Tuesday, October 2, 2012

A Different Kind of Cool

I remember being a teenager and spending hours looking at myself in the mirror, obsessing over how I looked, obsessing over my hair and skin and nose and how I looked from the side and behind, constantly comparing myself to others. It's all part of being a self-conscious adolescent in a culture obsessed with image. As I've grown older, my interest in how I look has waned a bit, but recently, there has seen a slight resurgence, I think, primarily due to the fact that I am getting older and I fear that I will lose touch with what is cool and trendy.

When I say "cool and trendy" I don't mean the stupid shit that teenagers care about today - I couldn't care less about most of that shit. I mean having a sense of coolness in the aesthetic and intellectual sense. I mean "cool" like my literary hero Christopher Hitchens, who'd sip a cocktail at all hours of the day with a cigarette in the other hand, quoting writers and philosophers from memory and telling anecdotes about humorous encounters with various public figures. The "trendy" aspect means taking care of my appearance in the sense that it will be apparent from someone looking at me that I've taken some consideration into how I look. It's not that I have to be the most stylish trend-setter in the room, but I don't want to be seen as some loser douche-bag who looks like he stepped right out of the 90s.
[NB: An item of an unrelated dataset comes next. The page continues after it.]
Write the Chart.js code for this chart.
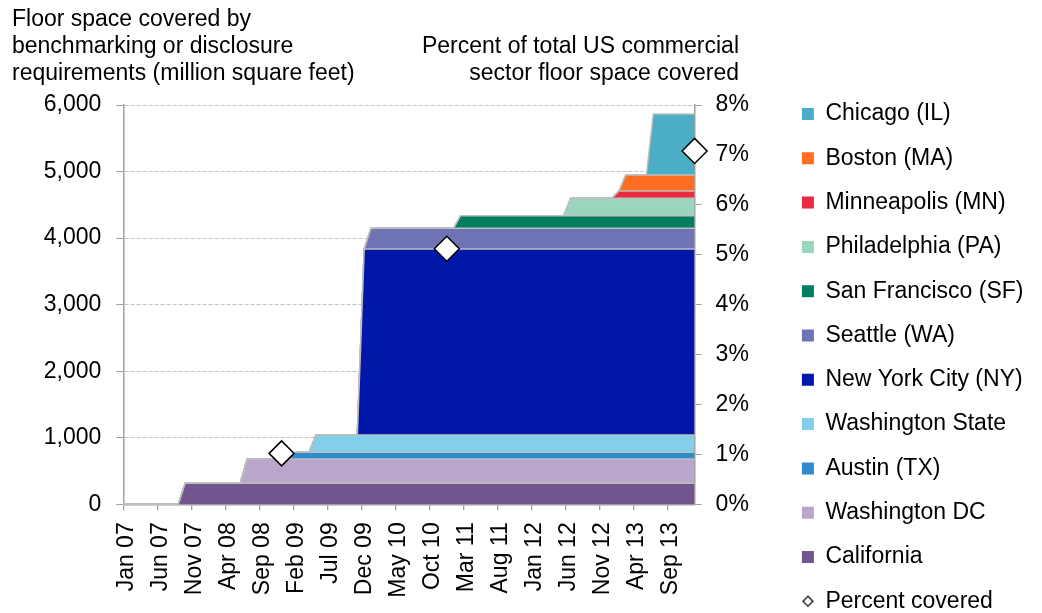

There's a different kind of cool that I like. It's the kind of cool that requires intellectual discourse with like minded people, over drinks at a dinner party or lounge. It's the kind of cool Sinatra had. What I want to help grow is a public understanding of the important issues in politics, and to let people know that it is cool to be well informed and have an opinion about things. There aren't enough "cool" youngish people in the media deeply concerned with politics, although it seems to be increasing. Since Barack Obama, there has been an uptick in interest in politics, but the American people are largely ignorant of the issues at stake today and are even more ignorant of the history behind them.

As I get older I care less and less about the pop culture world and what goes on in it and I care more and more about the realm of politics and science. These two areas have long been associated by those in the pop culture world as being lame, boring or generally uncool. And sure you have popular comedians like Bill Maher, John Stewart, and Steven Colbert making politics and the issues fun, but their fans fill a small niche that is not exactly by mainstream standards, "cool". There are high profile scientists that have become in a way, niche celebrities in a sense, but their message rarely penetrates the bubble they live in.

Maybe I'm getting in over my head here. Perhaps the number of people into politics and science will always be limited, just like the number of people into Death Metal or Swing Dancing will be. Perhaps that's just the way it is, or perhaps it should be that way. Because if stupid, ill-informed, pop culture drones start "engaging" in civil debate about politics, we might be awash with Sarah Palins and Herman Cain types.

..And that wouldn't be too good.


  1. Thinker:

    Please define the word cool. I would also like to see you define the issues you speak of.

    By the way Bill Maher, John Stewart and Steven Colbert are not scientists. They are comedians Please keep it this way.

  2. From Wikipedia:

    "There is no single concept of cool. One of the essential characteristics of cool is its mutability—what is considered cool changes over time and varies among cultures and generations."

    I never said Bill Maher, John Stewart and Steven Colbert were scientists. Invest in the Hooked On Phonics book set before you critique me again.